Symptoms and clinical signs of asthma should be assessed at each healthcare visit through physical examination and appropriate questions. A detailed symptom history should be taken, based on a short recall period (2–4 weeks). Assessment of the patient’s symptom history should include at least four key symptom expressions, including daytime asthma symptoms (wheezing, cough, chest tightness, or shortness of breath); nocturnal awakening as a result of asthma symptoms; frequency of use of short-acting beta agonists (SABAs) for relief of symptoms; and inability or difficulty performing normal activities (including exercise) due to asthma. Pulmonary function should be assessed periodically with spirometry or peak flow monitoring.

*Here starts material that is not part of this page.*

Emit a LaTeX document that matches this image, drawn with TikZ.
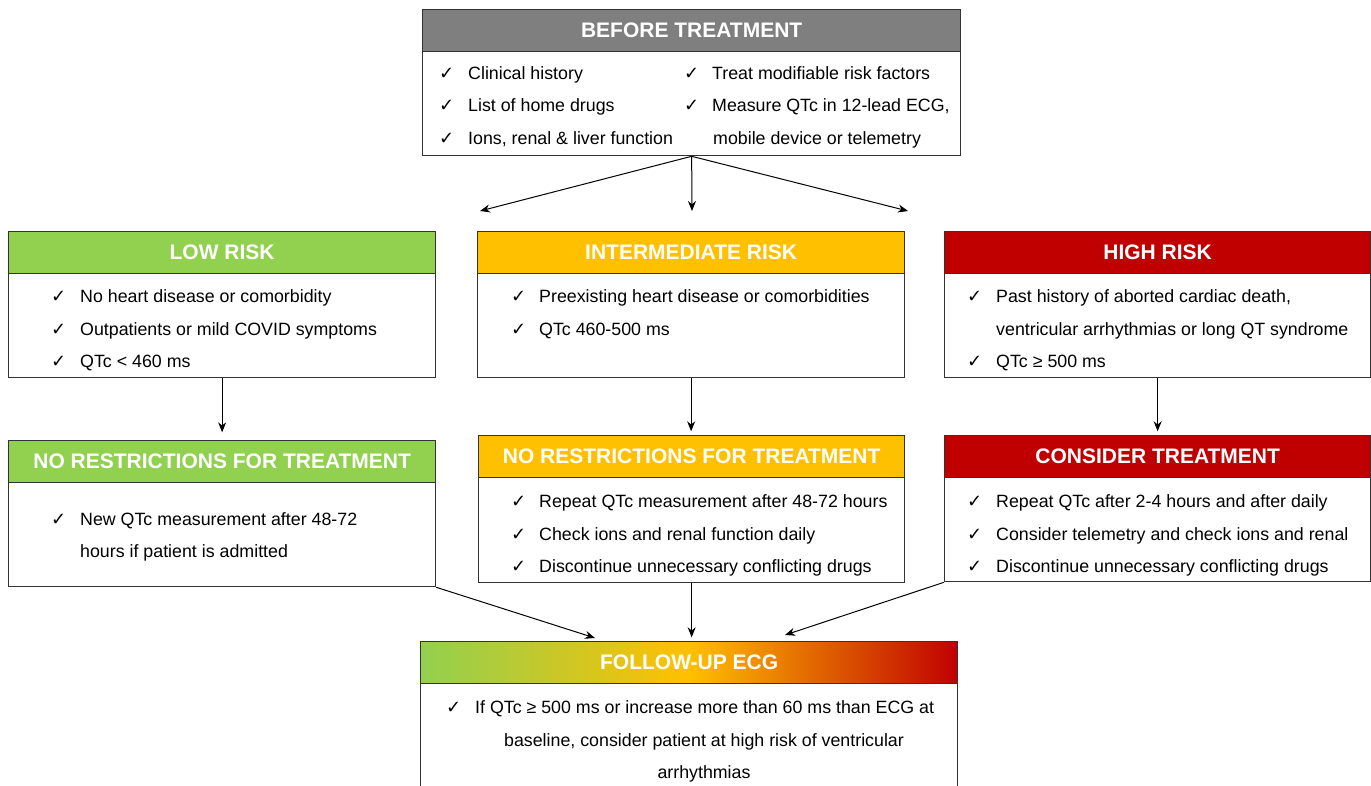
\documentclass[tikz,border=0pt]{standalone}
\usepackage{fontspec}
\setmainfont{Liberation Sans}
\newfontfamily\symf{DejaVu Sans}
\usetikzlibrary{arrows.meta}
\definecolor{hgrey}{HTML}{7F7F7F}
\definecolor{hgreen}{HTML}{92D050}
\definecolor{hgold}{HTML}{FFC000}
\definecolor{hred}{HTML}{C00000}
\definecolor{edge}{HTML}{333333}
\tikzset{
 hdr/.style={draw=edge, line width=1.3pt, minimum height=42pt, inner sep=0pt, text=white, font=\fontsize{21}{24}\selectfont\bfseries, anchor=north west},
 body/.style={draw=edge, line width=1.3pt, fill=white, inner sep=0pt, anchor=north west},
 ln/.style={anchor=base west, inner sep=0pt, font=\fontsize{17.8}{20}\selectfont, text=black},
 lnc/.style={anchor=base, inner sep=0pt, font=\fontsize{17.8}{20}\selectfont, text=black},
 ck/.style={anchor=base west, inner sep=0pt, font=\symf\fontsize{18}{20}\selectfont},
 arr/.style={draw=black, line width=1pt, -{Stealth[length=10pt,width=8pt]}}
}
\newcommand\ckl[5]{\node[ck] (#1c) at (#2,#4) {✓}; \node[ln] (#1) at (#3,#4) {#5};}
\begin{document}
\begin{tikzpicture}[x=1pt,y=-1pt]
\useasboundingbox (0,0) rectangle (1371,786);
\clip (0,0) rectangle (1371,786);
% BEFORE TREATMENT
\node[hdr, fill=hgrey, minimum width=538pt] (bh) at (422,9) {BEFORE TREATMENT};
\node[body, minimum width=538pt, minimum height=104pt] (bb) at (422,51) {};
\ckl{b1}{439}{468}{80}{Clinical history}
\ckl{b2}{439}{468}{112}{List of home drugs}
\ckl{b3}{439}{468}{145}{Ions, renal \& liver function}
\ckl{b4}{684}{712}{80}{Treat modifiable risk factors}
\ckl{b5}{684}{712}{112}{Measure QTc in 12-lead ECG,}
\node[ln] (b6) at (713,145) {mobile device or telemetry};
% LOW RISK
\node[hdr, fill=hgreen, minimum width=427pt] (lh) at (8,231) {LOW RISK};
\node[body, minimum width=427pt, minimum height=104pt] (lb) at (8,273) {};
\ckl{l1}{51}{80}{303}{No heart disease or comorbidity}
\ckl{l2}{51}{80}{335}{Outpatients or mild COVID symptoms}
\ckl{l3}{51}{80}{367}{QTc < 460 ms}
% INTERMEDIATE RISK
\node[hdr, fill=hgold, minimum width=427pt] (ih) at (477,231) {INTERMEDIATE RISK};
\node[body, minimum width=427pt, minimum height=104pt] (ib) at (477,273) {};
\ckl{i1}{511}{539}{303}{Preexisting heart disease or comorbidities}
\ckl{i2}{511}{539}{335}{QTc 460-500 ms}
% HIGH RISK
\node[hdr, fill=hred, minimum width=426pt] (hh) at (944,231) {HIGH RISK};
\node[body, minimum width=426pt, minimum height=104pt] (hb) at (944,273) {};
\ckl{h1}{967}{996}{303}{Past history of aborted cardiac death,}
\node[ln] (h2) at (996,335) {ventricular arrhythmias or long QT syndrome};
\ckl{h3}{967}{996}{367}{QTc ≥ 500 ms}
% LOW -> NO RESTRICTIONS
\node[hdr, fill=hgreen, minimum width=427pt] (lh2) at (8,440) {NO RESTRICTIONS FOR TREATMENT};
\node[body, minimum width=427pt, minimum height=104pt] (lb2) at (8,482) {};
\ckl{m1}{51}{80}{525}{New QTc measurement after 48-72}
\node[ln] (m2) at (80,557) {hours if patient is admitted};
% INTERMEDIATE -> NO RESTRICTIONS
\node[hdr, fill=hgold, minimum width=426pt] (ih2) at (478,435) {NO RESTRICTIONS FOR TREATMENT};
\node[body, minimum width=426pt, minimum height=105pt] (ib2) at (478,477) {};
\ckl{n1}{511}{539}{507}{Repeat QTc measurement after 48-72 hours}
\ckl{n2}{511}{539}{540}{Check ions and renal function daily}
\ckl{n3}{511}{539}{572}{Discontinue unnecessary conflicting drugs}
% HIGH -> CONSIDER
\node[hdr, fill=hred, minimum width=426pt] (hh2) at (944,435) {CONSIDER TREATMENT};
\node[body, minimum width=426pt, minimum height=104pt] (hb2) at (944,477) {};
\ckl{c1}{967}{996}{507}{Repeat QTc after 2-4 hours and after daily}
\ckl{c2}{967}{996}{540}{Consider telemetry and check ions and renal}
\ckl{c3}{967}{996}{572}{Discontinue unnecessary conflicting drugs}
% FOLLOW-UP
\node[hdr, left color=hgreen, right color=hred, middle color=hgold, minimum width=537pt] (fh) at (420,641) {FOLLOW-UP ECG};
\node[body, minimum width=537pt, minimum height=120pt] (fb) at (420,683) {};
\ckl{f1}{446}{475}{713}{If QTc ≥ 500 ms or increase more than 60 ms than ECG at}
\node[lnc] (f2) at (704,746) {baseline, consider patient at high risk of ventricular};
\node[lnc] (f3) at (704,778) {arrhythmias};
% connectors
\coordinate (t1) at (480,211);
\coordinate (t2) at (692,211);
\coordinate (t3) at (908,211);
\draw[arr] (bb.south) -- (t1);
\draw[arr] (bb.south) -- (t2);
\draw[arr] (bb.south) -- (t3);
\draw[arr] (lb.south) -- ++(0,54);
\draw[arr] (ib.south) -- ++(0,53);
\draw[arr] (hb.south) -- ++(0,53);
\coordinate (u1) at (595,638);
\coordinate (u3) at (785,635);
\draw[arr] (lb2.south east) -- (u1);
\draw[arr] (ib2.south) -- ++(0,54);
\draw[arr] (hb2.south west) -- (u3);
\end{tikzpicture}
\end{document}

Spirometry should be measured at the time of initial assessment, after treatment is initiated and symptoms have stabilized, during a period of progressive or prolonged loss of asthma control, and at least every 1 to 2 years to assess the maintenance of airway function.^1,11 Peak flow monitoring during exacerbations will help determine their severity and guide therapeutic decisions in the home, clinician’s office, or Emergency Department.¹

The diagnosis of asthma in pregnancy is confirmed by the demonstration of a reduced FEV1 or ratio of FEV1 to FVC, with a 12% or greater improvement in FEV1 after the administration of inhaled albuterol.^1,10 In patients with a clinical picture that is consistent with new-onset asthma, in whom reversible airway obstruction cannot be demonstrated, a trial of asthma therapy is reasonable, and a positive response to asthma therapy can be used to diagnose asthma during pregnancy.¹⁰

A large study of 281,019 pregnancies reported that the pregnancies of women with asthma were more likely to be associated with miscarriage, antepartum hemorrhage, postpartum hemorrhage, anemia, depression, or cesarean delivery.¹² A retrospective cohort study revealed that women with asthma had higher odds of a number of complications of pregnancy, including preeclampsia, preterm birth, and pulmonary embolism.¹³ Most studies of asthma in pregnancy are retrospective and do not classify asthma severity. Prospective studies have demonstrated fewer significant adverse reactions, and that the gravid patient with mild or moderate asthma can have excellent maternal and infant outcomes.^14,15

Suboptimal control of asthma during pregnancy may be associated with increased maternal or fetal risk.¹⁵ A significant relationship has been reported between decreased FEV1 during pregnancy and increased risk of low birth weight and prematurity.¹⁶ The classification of asthma severity and administration of appropriate therapy tailored according to asthma severity can yield excellent infant and maternal outcomes.^14,15

All patients should receive education regarding the relationship between asthma and pregnancy. They should be taught about proper techniques for specific inhalers, adherence to medication, and control of potential environmental triggers. Patients should be provided with a self-treatment action plan that provides a schedule for maintenance medication and doses of rescue therapy for increased symptoms and explains how to recognize severe asthma exacerbation and when to seek urgent or emergency care. Asthma control can be improved with appropriate management of common coexisting conditions such as rhinitis, sinusitis, and gastroesophageal reflux that can aggravate asthma. Pregnant asthmatics that smoke should be informed of the potential adverse effects of smoking on their asthma control as well as the potential adverse effects of smoking on the fetus, thus smoking cessation should be recommended. Patients should receive advice on controlling potential environmental triggers and measures for reducing exposure to allergens based on the results of allergy testing, particularly perennial indoor inhalant allergens.^1,17

The medical management of asthma in pregnant asthma patients is similar to that of nonpregnant ones. The therapy consists of long-term-control medications and rescue therapy. Long-term-control medications are used for maintenance therapy to prevent manifestations of asthma and include inhaled corticosteroids, long-acting beta-agonists (LABAs), leukotriene receptor antagonists, and theophylline. The appropriate therapy for patients who are not already on controller medications is determined by classifying the severity of the patient’s asthma (Table 20-1).